Active: 2025 - Present
Summary
Following up on work with NASA and IBM on the Prithvi Geospatial Foundation Model, this project aims to explore what geospatial foundation models learn through interactive exploration of the embedding space.
Abstract
Geospatial Foundation Models (GFMs) have proliferated in the few years since their introduction, leveraging petabyte-scale Earth Observation (EO) datasets to encode complex spectral, temporal, and spatial relationships. On existing benchmarks, GFMs approach or surpass the state-of-the-art performance by traditional, purpose-built models. However, assessing pretrained models on existing performance benchmarks requires fine-tuning a purpose-built decoder and head to extract predictions from the latent representational space, decomposing high-information embeddings and increasing computational demands. Additionally, the ground reference (aka labels) of benchmark datasets can be noisy, prone to human error, and simplify real-world complexities such as uncertainty or intra-class differentiation. A new type of benchmark dataset is needed to explore, explain, and compare models’ latent space and assess how embeddings can be used for lightweight model deployment. This study introduces a benchmark multi-modal, multi-temporal dataset for Geospatial Exploration of Latent Observation Space (GELOS) for GFMs. The dataset comprises multiple observations per year of multi-sensor multi-spectral imagery, Synthetic Aperture Radar (SAR), and Digital Elevation Model (DEM) data formatted for maximum interoperability with existing GFMs. Representative samples are chosen for typical downstream tasks such as land cover classification and change detection. Rather than being used as targets for model outputs as in traditional benchmark datasets, these categories are used to explore how GFMs encode and cluster samples in the latent space.
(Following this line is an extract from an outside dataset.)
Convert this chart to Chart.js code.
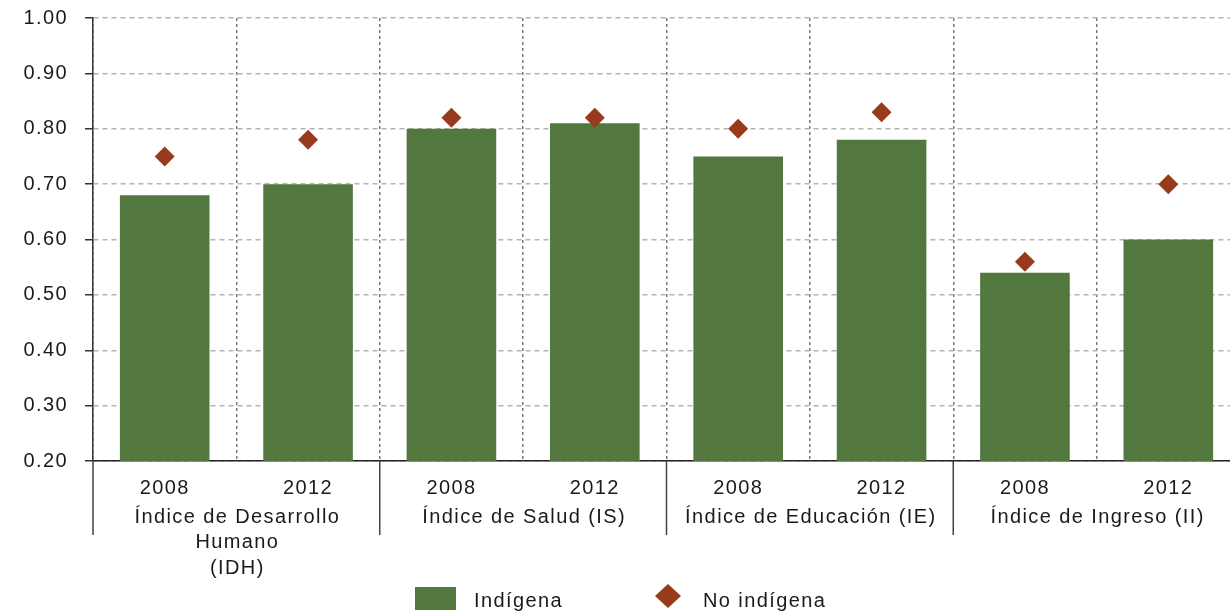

Using this approach, model performance on downstream tasks can be predicted, explained, and compared, expanding our understanding of what patterns in EO data the GFMs are able to capture.
Goals
- Generate a benchmark multi-sensor, multitemporal dataset of pure land cover scenes to explore class separability and inter-class differences between models.
- Create a reusable workflow for transforming, analyzing, and visualizing embedding outputs of a range of geospatial foundation models.
- Develop measures for embedding comparison across the latent space, enabling comparative analysis of distinct models and inputs.
Outcomes
- Created benchmark dataset for embedding comparison distinguised by land cover class.
- Created reusable GELOS package, applicable to custom datasets and models.
Code Repositories
This repository contains the core analysis pipeline for GELOS, which can be applied to multiple datasets and models. Config driven for repeatable experiments to perform embedding generation → transformation → analysis → modeling → visualization.
Repository for generating the benchmark multi-sensor, multitemporal dataset of pure land cover classes. Config-driven with notebooks for demonstration and debugging. Leverages pystac to query STAC catalogues and filter for chips with all required data.
Example application of the core GELOS analysis package to the benchmark land cover dataset. Generates embeddings for multiple models, transforms, plots, and uses embeddings for simple downstream classification.
Online Stories
Sprinting to space: Goddard, NASA, and Clark’s pathbreaking work in geospatial analytics
Presented on Geospatial Exploration of Latent Embedding Space (GELOS) at the Cloud Native Geospatial sprint, collaborating on defining conventions for geospatial embeddings: https://geoembeddings.org/
Shaping the Future of Earth Science: Clark CGA at AGU 2025
Presenting at AGU 2025 for Geospatial Exploration of Latent Embedding Space (GELOS).
Conference Presentations
- Godwin, D., Khallagi, S., Balogun, R., Yao, Y., Roy, S., Ramachandran, R., Alemohammad, H. (2025, December). GELOS: A Benchmark Dataset for Geospatial Exploration of Latent Observation Space [Poster presentation]. AGU Annual Meeting 2025, New Orleans, LA, USA.